Enquanto no regime anterior se considerava ser a litigância de má-fé aplicável apenas à situação de dolo material ou instrumental, o introduzido com a reforma de 1995, cuja formulação se mantém no diploma atualmente em vigor, passou a abarcar também as situações de litigância negligente ou culposa.

Refere Menezes Cordeiro ([2]): “No direito processual – 1995/96 – valem o dolo e a negligência grave: não a comum. A jurisprudência, ainda que sublinhando o alargamento que a relevância agora dada à negligência (grave) significa, restringe esse alargamento às prevaricações substanciais; nas processuais – art. 456º/2, d) – apenas relevaria o dolo.
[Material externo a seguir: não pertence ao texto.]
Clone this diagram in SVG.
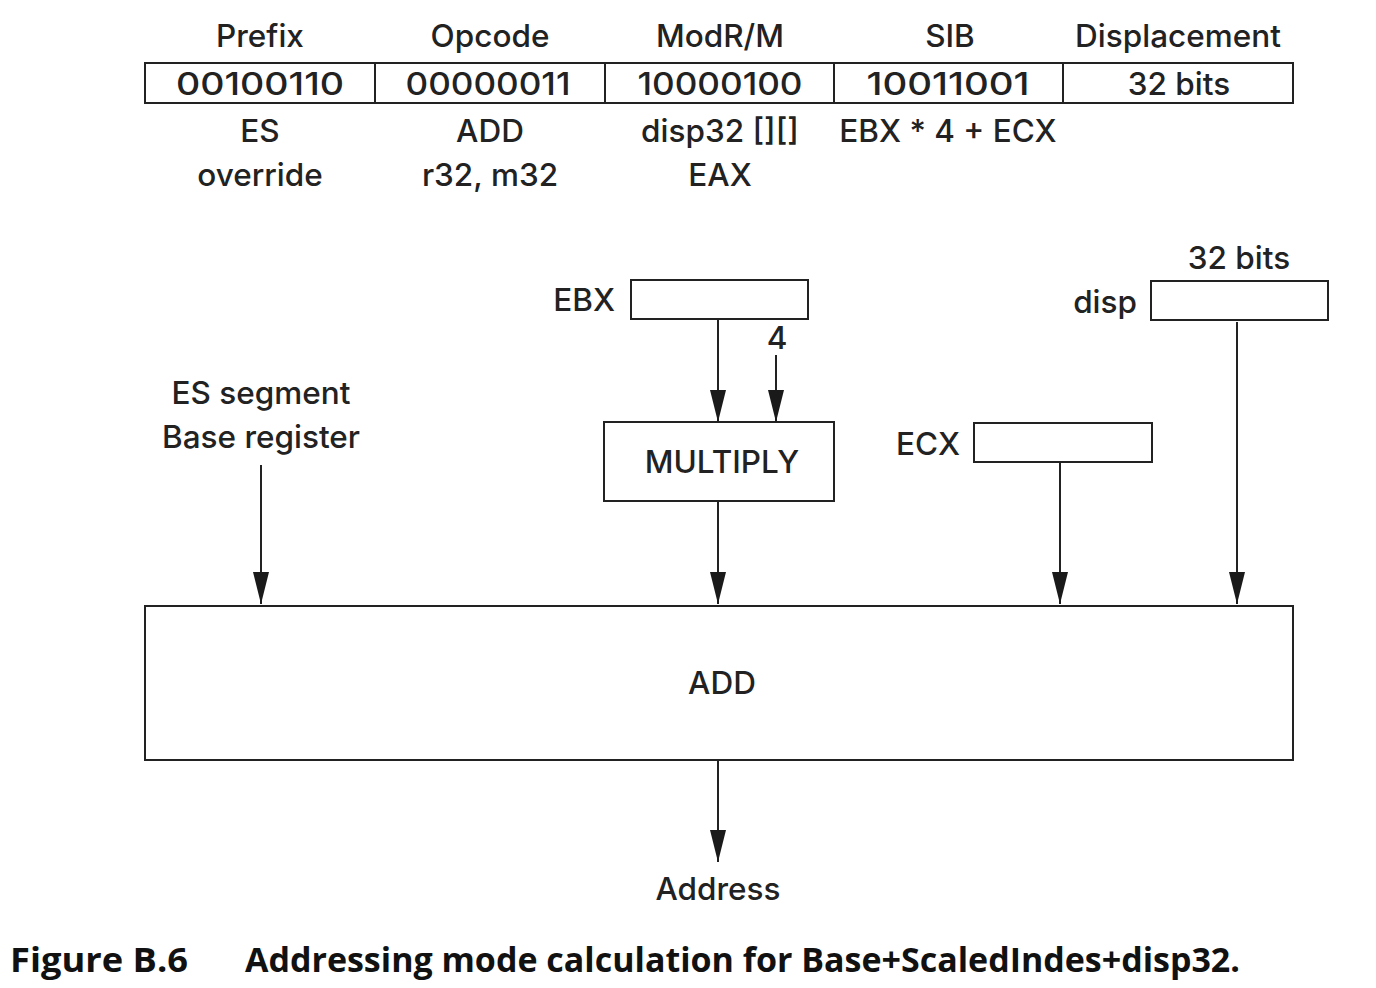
<svg xmlns="http://www.w3.org/2000/svg" width="1376" height="988" viewBox="0 0 1376 988">
<style>
text{font-family:Inter,"Open Sans","Liberation Sans",sans-serif;fill:#222;font-size:31.5px;font-weight:500}
.c{text-anchor:middle}
.r{text-anchor:end}
.box{fill:#fff;stroke:#222;stroke-width:2}
.ln{stroke:#222;stroke-width:2;fill:none;marker-end:url(#ah)}
.cap{font-family:"Open Sans","Liberation Sans",sans-serif;font-weight:bold;font-size:34px;fill:#111}
</style>
<defs>
<marker id="ah" markerUnits="userSpaceOnUse" markerWidth="32" markerHeight="16" viewBox="0 0 32 16" refX="32" refY="8" orient="auto">
<path d="M0,0 L32,8 L0,16 Z" fill="#1a1a1a"/>
</marker>
</defs>
<rect width="1376" height="988" fill="#fff"/>
<g id="table">
<rect class="box" x="145" y="63" width="1148" height="40"/>
<line x1="375" y1="63" x2="375" y2="103" stroke="#222" stroke-width="2"/>
<line x1="605" y1="63" x2="605" y2="103" stroke="#222" stroke-width="2"/>
<line x1="834" y1="63" x2="834" y2="103" stroke="#222" stroke-width="2"/>
<line x1="1063" y1="63" x2="1063" y2="103" stroke="#222" stroke-width="2"/>
<text class="c" x="260" y="47">Prefix</text>
<text class="c" x="490" y="47">Opcode</text>
<text class="c" x="720" y="47">ModR/M</text>
<text class="c" x="950" y="47">SIB</text>
<text class="c" x="1178" y="47">Displacement</text>
<text class="c" x="260" y="95" textLength="168" lengthAdjust="spacingAndGlyphs">00100110</text>
<text class="c" x="488" y="95" textLength="165" lengthAdjust="spacingAndGlyphs">00000011</text>
<text class="c" x="720" y="95" textLength="165" lengthAdjust="spacingAndGlyphs">10000100</text>
<text class="c" x="948" y="95" textLength="163" lengthAdjust="spacingAndGlyphs">10011001</text>
<text class="c" x="1179" y="95">32 bits</text>
<text class="c" x="260" y="142">ES</text>
<text class="c" x="260" y="186">override</text>
<text class="c" x="490" y="142">ADD</text>
<text class="c" x="490" y="186">r32, m32</text>
<text class="c" x="720" y="142">disp32 [][]</text>
<text class="c" x="720" y="186">EAX</text>
<text class="c" x="948" y="142">EBX * 4 + ECX</text>
</g>
<g id="ebx">
<rect class="box" x="631" y="280" width="177" height="39"/>
<text class="r" x="615" y="311">EBX</text>
</g>
<g id="four"><text class="c" x="777" y="349">4</text></g>
<g id="multiply">
<rect class="box" x="604" y="422" width="230" height="79"/>
<text class="c" x="722" y="473">MULTIPLY</text>
</g>
<g id="disp">
<rect class="box" x="1151" y="281" width="177" height="39"/>
<text class="r" x="1137" y="313">disp</text>
<text class="c" x="1239" y="269">32 bits</text>
</g>
<g id="ecx">
<rect class="box" x="974" y="423" width="178" height="39"/>
<text class="r" x="960" y="455">ECX</text>
</g>
<g id="es">
<text class="c" x="261" y="404">ES segment</text>
<text class="c" x="261" y="448">Base register</text>
</g>
<g id="add">
<rect class="box" x="145" y="606" width="1148" height="154"/>
<text class="c" x="722" y="694">ADD</text>
</g>
<g id="address"><text class="c" x="718" y="900">Address</text></g>
<g id="connectors">
<line class="ln" x1="718" y1="320" x2="718" y2="422"/>
<line class="ln" x1="776" y1="355" x2="776" y2="422"/>
<line class="ln" x1="261" y1="465" x2="261" y2="604"/>
<line class="ln" x1="718" y1="501" x2="718" y2="604"/>
<line class="ln" x1="1060" y1="463" x2="1060" y2="604"/>
<line class="ln" x1="1237" y1="322" x2="1237" y2="604"/>
<line class="ln" x1="718" y1="760" x2="718" y2="862"/>
</g>
<g id="caption">
<text class="cap" x="10" y="972" textLength="178" lengthAdjust="spacingAndGlyphs">Figure B.6</text>
<text class="cap" x="245" y="972" textLength="995" lengthAdjust="spacingAndGlyphs">Addressing mode calculation for Base+ScaledIndes+disp32.</text>
</g>
</svg>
A própria negligência grave é entendida como “imprudência grosseira, sem aquele mínimo de diligência que lhe teria permitido facilmente dar-se conta da desrazão do seu comportamento, que é manifesto aos olhos de qualquer um”.

Nas palavras de Rodrigues Bastos ([3]), “A parte tem o dever de não deduzir pretensão ou oposição cuja falta de fundamento não devia ignorar; de não alterar a verdade dos factos ou de não omitir factos relevantes para a decisão da causa; de não fazer do processo ou dos meios processuais um uso manifestamente reprovável com o fim de conseguir um objectivo ilegal, impedir a descoberta da verdade, entorpecer a acção da justiça ou protelar, sem fundamento sério, o trânsito em julgado da decisão; de não praticar omissão grave do dever de cooperação, tal como ele resulta do disposto nos arts. 266.º e 266º-A. Se intencionalmente, ou por falta da diligência exigível a qualquer litigante, a parte violar qualquer desses deveres, a sua conduta fá-lo incorrer em multa, ficando ainda sujeito a uma pretensão indemnizatória destinada a ressarcir a parte contrária dos danos resultantes da má-fé.

Entendeu a Relação que a recorrente arguindo a nulidade e requerendo que fosse fixado o valor da causa correspondente ao montante em que foi condenada, deduziu pretensão cuja falta de fundamento não devia ignorar.

Mas, como atrás concluímos, a pretensão da recorrente tinha fundamento, não tendo deduzido qualquer pretensão infundada ou com vista a protelar o trânsito em julgado da decisão.

Por conseguinte, não tendo litigado de má-fé, não deveria como tal ser condenada.

5 - DECISÃO

Pelo exposto delibera-se:

1 – Conceder a revista relativa à condenação por litigância de má-fé;

2 - Revogar o acórdão da Relação que condenou a recorrente como litigante de má-fé;

3 – Conceder a revista relativa à fixação do valor da causa, julgar procedente a arguida nulidade do acórdão e determinar a remessa dos autos à Relação para fixação do valor da causa em conformidade com os créditos reconhecidos à recorrida.

4 – Sem custas.

Anexa-se o sumário do acórdão.


Lisboa, 8.05.2019


Ribeiro Cardoso (Relator)


Ferreira Pinto


Chambel Mourisco

_________________________
[1] Acórdão redigido segundo a nova ortografia com exceção das transcrições (em itálico) em que se manteve a original.
[2] LITIGÂNCIA DE MÁ-FÉ, ABUSO DO DIREITO DE ACÇÃO E CULPA IN AGENDO, pág. 26.
[3] NOTAS AO CÓDIGO DE PROCESSO CIVIL, vol. II, 3ª Edição, págs. 221 e 222.